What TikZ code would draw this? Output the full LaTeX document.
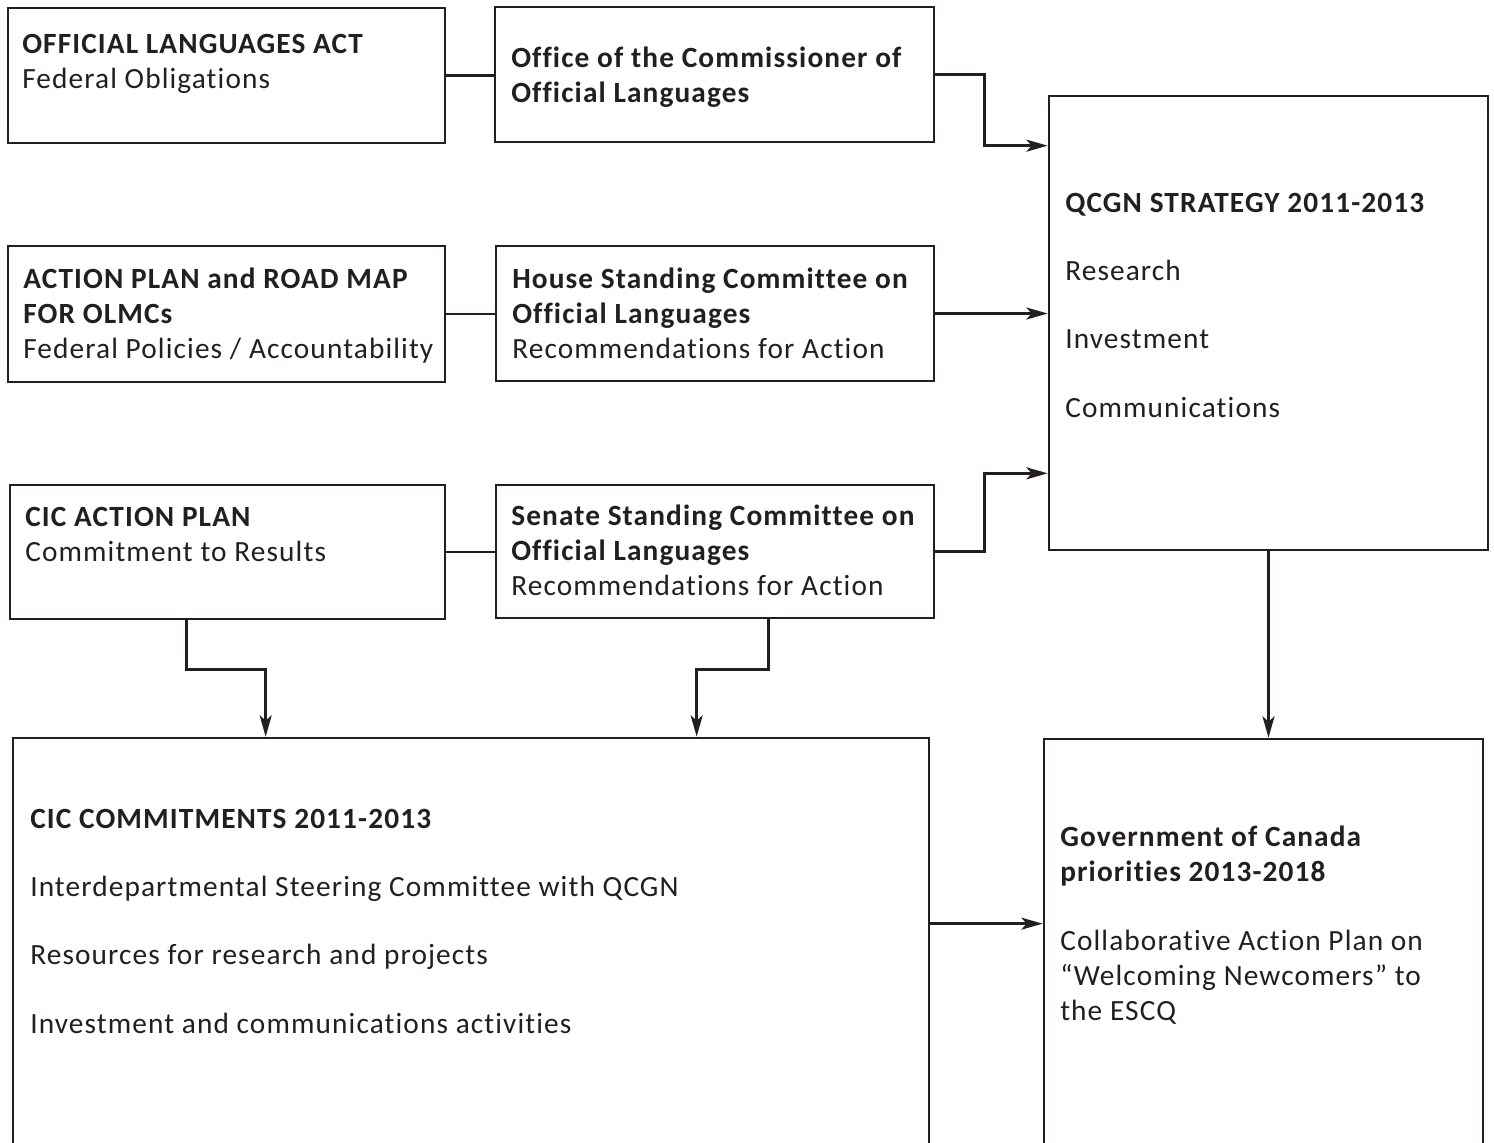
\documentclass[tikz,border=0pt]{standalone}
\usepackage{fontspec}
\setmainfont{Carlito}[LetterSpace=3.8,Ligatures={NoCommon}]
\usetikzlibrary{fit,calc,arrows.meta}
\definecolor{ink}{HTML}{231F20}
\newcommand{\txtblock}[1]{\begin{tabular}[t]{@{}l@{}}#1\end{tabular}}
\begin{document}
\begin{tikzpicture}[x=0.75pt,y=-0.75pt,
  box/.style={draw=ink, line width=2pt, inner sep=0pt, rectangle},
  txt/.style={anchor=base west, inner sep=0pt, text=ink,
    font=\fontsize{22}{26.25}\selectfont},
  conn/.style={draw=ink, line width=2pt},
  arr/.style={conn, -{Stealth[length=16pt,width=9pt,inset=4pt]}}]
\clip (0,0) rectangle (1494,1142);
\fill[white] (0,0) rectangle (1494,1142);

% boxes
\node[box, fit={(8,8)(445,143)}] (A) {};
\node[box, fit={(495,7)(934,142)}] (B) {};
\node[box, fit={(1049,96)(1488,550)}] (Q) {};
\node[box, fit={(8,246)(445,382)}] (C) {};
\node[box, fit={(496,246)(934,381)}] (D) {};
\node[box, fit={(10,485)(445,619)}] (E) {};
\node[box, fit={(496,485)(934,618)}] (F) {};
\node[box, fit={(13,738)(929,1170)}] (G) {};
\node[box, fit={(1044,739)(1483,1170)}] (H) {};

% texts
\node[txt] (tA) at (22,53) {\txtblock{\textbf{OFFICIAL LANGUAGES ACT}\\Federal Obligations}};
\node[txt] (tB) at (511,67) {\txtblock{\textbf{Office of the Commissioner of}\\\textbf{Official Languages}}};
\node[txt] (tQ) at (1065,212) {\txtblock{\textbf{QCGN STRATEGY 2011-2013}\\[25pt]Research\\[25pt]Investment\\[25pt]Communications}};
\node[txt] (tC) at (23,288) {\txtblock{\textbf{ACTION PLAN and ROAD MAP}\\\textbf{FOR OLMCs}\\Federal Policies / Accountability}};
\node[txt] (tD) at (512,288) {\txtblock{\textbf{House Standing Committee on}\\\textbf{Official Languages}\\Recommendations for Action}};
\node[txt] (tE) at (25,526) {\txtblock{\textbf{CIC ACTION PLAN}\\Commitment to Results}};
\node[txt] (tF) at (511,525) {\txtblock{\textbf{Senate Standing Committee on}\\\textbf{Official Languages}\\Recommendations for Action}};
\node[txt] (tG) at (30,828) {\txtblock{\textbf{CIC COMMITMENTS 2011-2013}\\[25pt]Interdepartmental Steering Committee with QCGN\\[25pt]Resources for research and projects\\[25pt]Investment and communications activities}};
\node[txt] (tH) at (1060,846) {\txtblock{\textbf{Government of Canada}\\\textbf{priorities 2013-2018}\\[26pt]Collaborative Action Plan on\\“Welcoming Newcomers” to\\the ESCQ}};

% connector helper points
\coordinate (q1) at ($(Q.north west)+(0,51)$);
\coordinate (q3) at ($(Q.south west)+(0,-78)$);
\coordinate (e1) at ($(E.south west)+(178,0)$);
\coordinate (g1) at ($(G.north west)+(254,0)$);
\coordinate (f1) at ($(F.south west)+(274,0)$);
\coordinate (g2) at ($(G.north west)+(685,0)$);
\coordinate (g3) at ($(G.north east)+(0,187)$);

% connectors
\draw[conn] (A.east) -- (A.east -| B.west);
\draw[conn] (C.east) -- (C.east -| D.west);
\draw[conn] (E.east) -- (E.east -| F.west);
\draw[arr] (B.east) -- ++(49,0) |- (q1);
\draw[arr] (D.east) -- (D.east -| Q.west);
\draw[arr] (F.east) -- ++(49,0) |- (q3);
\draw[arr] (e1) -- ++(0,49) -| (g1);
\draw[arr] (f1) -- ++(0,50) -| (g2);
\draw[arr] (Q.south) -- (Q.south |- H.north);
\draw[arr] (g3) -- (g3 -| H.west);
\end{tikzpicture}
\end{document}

================

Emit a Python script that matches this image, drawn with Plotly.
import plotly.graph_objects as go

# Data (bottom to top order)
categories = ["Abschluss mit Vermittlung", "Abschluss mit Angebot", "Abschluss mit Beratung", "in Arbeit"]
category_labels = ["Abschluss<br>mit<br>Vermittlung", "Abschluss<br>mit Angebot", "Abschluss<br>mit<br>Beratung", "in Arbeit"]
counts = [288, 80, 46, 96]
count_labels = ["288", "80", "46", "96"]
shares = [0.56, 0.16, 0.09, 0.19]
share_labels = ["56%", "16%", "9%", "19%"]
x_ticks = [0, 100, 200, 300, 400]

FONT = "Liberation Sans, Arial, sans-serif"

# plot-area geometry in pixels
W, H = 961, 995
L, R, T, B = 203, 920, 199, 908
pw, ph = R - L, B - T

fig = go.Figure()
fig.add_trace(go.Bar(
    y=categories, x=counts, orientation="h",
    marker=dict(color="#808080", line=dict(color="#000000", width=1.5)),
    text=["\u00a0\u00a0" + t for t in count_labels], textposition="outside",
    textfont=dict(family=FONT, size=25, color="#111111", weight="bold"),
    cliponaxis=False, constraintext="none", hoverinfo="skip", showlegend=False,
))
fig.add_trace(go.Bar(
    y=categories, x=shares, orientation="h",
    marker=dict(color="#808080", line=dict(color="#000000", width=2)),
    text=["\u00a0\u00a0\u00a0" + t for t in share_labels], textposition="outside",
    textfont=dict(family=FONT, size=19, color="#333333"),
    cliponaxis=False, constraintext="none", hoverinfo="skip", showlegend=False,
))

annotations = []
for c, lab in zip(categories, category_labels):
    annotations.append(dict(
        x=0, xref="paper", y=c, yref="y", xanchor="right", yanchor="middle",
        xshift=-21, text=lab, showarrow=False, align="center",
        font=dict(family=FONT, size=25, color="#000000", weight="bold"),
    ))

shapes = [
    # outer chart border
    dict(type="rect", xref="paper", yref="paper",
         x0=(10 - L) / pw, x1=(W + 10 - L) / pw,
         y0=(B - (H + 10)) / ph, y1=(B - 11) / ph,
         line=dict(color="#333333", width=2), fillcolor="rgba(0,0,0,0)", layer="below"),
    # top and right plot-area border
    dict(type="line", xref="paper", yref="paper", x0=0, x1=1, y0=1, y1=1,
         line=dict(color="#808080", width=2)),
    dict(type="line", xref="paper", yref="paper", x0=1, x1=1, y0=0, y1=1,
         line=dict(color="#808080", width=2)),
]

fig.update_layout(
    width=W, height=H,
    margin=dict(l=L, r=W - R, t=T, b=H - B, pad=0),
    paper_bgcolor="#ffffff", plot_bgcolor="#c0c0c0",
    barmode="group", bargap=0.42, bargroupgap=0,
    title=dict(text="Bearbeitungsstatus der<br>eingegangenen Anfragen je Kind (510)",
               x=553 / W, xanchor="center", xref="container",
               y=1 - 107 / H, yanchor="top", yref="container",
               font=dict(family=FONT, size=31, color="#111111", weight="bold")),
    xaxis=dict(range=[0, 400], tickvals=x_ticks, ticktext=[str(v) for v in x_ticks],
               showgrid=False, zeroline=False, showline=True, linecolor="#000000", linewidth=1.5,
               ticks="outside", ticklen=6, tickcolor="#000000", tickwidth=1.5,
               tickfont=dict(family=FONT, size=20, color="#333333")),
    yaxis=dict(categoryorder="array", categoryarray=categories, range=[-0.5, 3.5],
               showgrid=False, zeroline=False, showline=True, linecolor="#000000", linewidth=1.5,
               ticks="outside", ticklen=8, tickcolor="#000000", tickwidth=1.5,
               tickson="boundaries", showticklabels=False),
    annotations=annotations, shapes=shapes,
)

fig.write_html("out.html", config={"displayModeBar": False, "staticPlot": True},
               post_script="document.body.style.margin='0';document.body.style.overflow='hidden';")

================

▸ **Task to carry out**
Copy out every line from the material above in which the word "this" appears.

▸ **Task response**
What TikZ code would draw this? Output the full LaTeX document.
Emit a Python script that matches this image, drawn with Plotly.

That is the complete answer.